--- DATA LINES ---
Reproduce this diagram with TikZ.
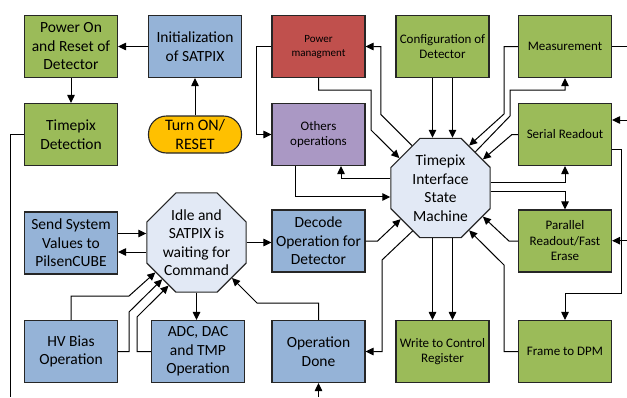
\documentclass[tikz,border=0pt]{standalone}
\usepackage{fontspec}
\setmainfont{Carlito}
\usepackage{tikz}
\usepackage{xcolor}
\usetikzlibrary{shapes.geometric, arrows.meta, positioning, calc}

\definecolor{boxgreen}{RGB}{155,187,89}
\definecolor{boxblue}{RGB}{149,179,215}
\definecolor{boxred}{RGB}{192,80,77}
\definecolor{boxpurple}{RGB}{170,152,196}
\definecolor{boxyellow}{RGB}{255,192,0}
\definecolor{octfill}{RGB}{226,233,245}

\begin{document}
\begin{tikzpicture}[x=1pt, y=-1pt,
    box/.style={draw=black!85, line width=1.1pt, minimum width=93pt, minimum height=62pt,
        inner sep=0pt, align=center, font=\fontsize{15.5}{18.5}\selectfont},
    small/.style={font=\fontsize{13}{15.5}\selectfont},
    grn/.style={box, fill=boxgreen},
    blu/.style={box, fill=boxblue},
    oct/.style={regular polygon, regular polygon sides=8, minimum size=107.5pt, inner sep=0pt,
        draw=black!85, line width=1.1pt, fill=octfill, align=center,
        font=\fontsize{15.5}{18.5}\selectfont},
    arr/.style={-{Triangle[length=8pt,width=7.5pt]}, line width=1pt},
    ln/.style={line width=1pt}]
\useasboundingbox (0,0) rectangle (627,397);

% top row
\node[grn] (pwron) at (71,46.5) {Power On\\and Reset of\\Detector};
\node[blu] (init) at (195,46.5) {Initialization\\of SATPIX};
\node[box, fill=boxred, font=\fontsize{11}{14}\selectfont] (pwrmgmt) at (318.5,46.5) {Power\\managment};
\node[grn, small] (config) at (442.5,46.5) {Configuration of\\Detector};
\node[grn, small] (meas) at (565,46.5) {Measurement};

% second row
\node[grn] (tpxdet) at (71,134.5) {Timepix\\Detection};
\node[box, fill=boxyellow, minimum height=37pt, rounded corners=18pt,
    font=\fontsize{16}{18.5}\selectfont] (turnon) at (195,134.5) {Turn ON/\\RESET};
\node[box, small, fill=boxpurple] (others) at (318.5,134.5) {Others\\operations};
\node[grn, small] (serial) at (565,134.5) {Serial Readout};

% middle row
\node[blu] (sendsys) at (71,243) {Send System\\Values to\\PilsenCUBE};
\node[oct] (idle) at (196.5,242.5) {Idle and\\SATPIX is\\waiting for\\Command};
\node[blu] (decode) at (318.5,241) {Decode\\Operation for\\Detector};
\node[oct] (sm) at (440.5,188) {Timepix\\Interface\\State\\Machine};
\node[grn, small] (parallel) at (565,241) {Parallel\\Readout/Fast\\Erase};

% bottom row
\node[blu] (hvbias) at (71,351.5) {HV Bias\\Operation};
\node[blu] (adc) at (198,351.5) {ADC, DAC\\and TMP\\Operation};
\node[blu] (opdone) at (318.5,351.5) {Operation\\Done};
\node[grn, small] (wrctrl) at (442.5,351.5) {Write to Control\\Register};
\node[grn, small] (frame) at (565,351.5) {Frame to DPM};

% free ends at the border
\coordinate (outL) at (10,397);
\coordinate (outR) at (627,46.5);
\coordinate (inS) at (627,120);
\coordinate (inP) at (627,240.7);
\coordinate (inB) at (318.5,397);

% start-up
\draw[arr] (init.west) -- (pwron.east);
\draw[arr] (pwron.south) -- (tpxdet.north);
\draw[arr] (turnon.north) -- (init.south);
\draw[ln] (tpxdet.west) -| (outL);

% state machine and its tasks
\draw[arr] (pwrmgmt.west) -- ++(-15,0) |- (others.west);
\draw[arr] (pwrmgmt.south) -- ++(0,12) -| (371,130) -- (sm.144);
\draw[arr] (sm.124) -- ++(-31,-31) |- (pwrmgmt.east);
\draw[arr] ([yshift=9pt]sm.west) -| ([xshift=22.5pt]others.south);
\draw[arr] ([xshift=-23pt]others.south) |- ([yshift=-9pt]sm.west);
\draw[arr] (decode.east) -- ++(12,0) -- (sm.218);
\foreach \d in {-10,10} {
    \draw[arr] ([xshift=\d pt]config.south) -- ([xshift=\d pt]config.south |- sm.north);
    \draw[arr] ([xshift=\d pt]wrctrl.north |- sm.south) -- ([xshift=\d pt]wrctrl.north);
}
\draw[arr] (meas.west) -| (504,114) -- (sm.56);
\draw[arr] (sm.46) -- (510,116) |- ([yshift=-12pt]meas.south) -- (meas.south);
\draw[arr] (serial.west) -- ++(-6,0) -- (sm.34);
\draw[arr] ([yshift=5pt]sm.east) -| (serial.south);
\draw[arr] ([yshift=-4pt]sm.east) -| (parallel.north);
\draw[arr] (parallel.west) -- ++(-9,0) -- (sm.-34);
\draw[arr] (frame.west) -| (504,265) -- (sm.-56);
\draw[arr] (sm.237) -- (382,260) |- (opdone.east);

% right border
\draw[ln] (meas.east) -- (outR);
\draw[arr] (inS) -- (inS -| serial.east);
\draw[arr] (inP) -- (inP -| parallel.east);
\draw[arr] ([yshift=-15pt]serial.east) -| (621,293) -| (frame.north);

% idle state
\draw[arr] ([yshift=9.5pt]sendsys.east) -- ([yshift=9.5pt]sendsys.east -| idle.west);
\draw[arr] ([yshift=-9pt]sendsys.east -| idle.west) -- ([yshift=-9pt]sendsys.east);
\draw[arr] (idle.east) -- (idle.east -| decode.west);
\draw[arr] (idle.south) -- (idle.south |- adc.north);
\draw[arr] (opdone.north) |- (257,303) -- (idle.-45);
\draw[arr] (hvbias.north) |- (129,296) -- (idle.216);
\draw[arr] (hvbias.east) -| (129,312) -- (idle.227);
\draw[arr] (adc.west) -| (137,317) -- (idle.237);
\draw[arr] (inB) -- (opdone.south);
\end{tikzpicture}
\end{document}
---
DIRECTIVE
Repeat, word for word and with no pictures, only the lines running from the beginning of the data to the line that contains "small] (serial) at".

WRITTEN SOLUTION
Reproduce this diagram with TikZ.
\documentclass[tikz,border=0pt]{standalone}
\usepackage{fontspec}
\setmainfont{Carlito}
\usepackage{tikz}
\usepackage{xcolor}
\usetikzlibrary{shapes.geometric, arrows.meta, positioning, calc}

\definecolor{boxgreen}{RGB}{155,187,89}
\definecolor{boxblue}{RGB}{149,179,215}
\definecolor{boxred}{RGB}{192,80,77}
\definecolor{boxpurple}{RGB}{170,152,196}
\definecolor{boxyellow}{RGB}{255,192,0}
\definecolor{octfill}{RGB}{226,233,245}

\begin{document}
\begin{tikzpicture}[x=1pt, y=-1pt,
    box/.style={draw=black!85, line width=1.1pt, minimum width=93pt, minimum height=62pt,
        inner sep=0pt, align=center, font=\fontsize{15.5}{18.5}\selectfont},
    small/.style={font=\fontsize{13}{15.5}\selectfont},
    grn/.style={box, fill=boxgreen},
    blu/.style={box, fill=boxblue},
    oct/.style={regular polygon, regular polygon sides=8, minimum size=107.5pt, inner sep=0pt,
        draw=black!85, line width=1.1pt, fill=octfill, align=center,
        font=\fontsize{15.5}{18.5}\selectfont},
    arr/.style={-{Triangle[length=8pt,width=7.5pt]}, line width=1pt},
    ln/.style={line width=1pt}]
\useasboundingbox (0,0) rectangle (627,397);

% top row
\node[grn] (pwron) at (71,46.5) {Power On\\and Reset of\\Detector};
\node[blu] (init) at (195,46.5) {Initialization\\of SATPIX};
\node[box, fill=boxred, font=\fontsize{11}{14}\selectfont] (pwrmgmt) at (318.5,46.5) {Power\\managment};
\node[grn, small] (config) at (442.5,46.5) {Configuration of\\Detector};
\node[grn, small] (meas) at (565,46.5) {Measurement};

% second row
\node[grn] (tpxdet) at (71,134.5) {Timepix\\Detection};
\node[box, fill=boxyellow, minimum height=37pt, rounded corners=18pt,
    font=\fontsize{16}{18.5}\selectfont] (turnon) at (195,134.5) {Turn ON/\\RESET};
\node[box, small, fill=boxpurple] (others) at (318.5,134.5) {Others\\operations};
\node[grn, small] (serial) at (565,134.5) {Serial Readout};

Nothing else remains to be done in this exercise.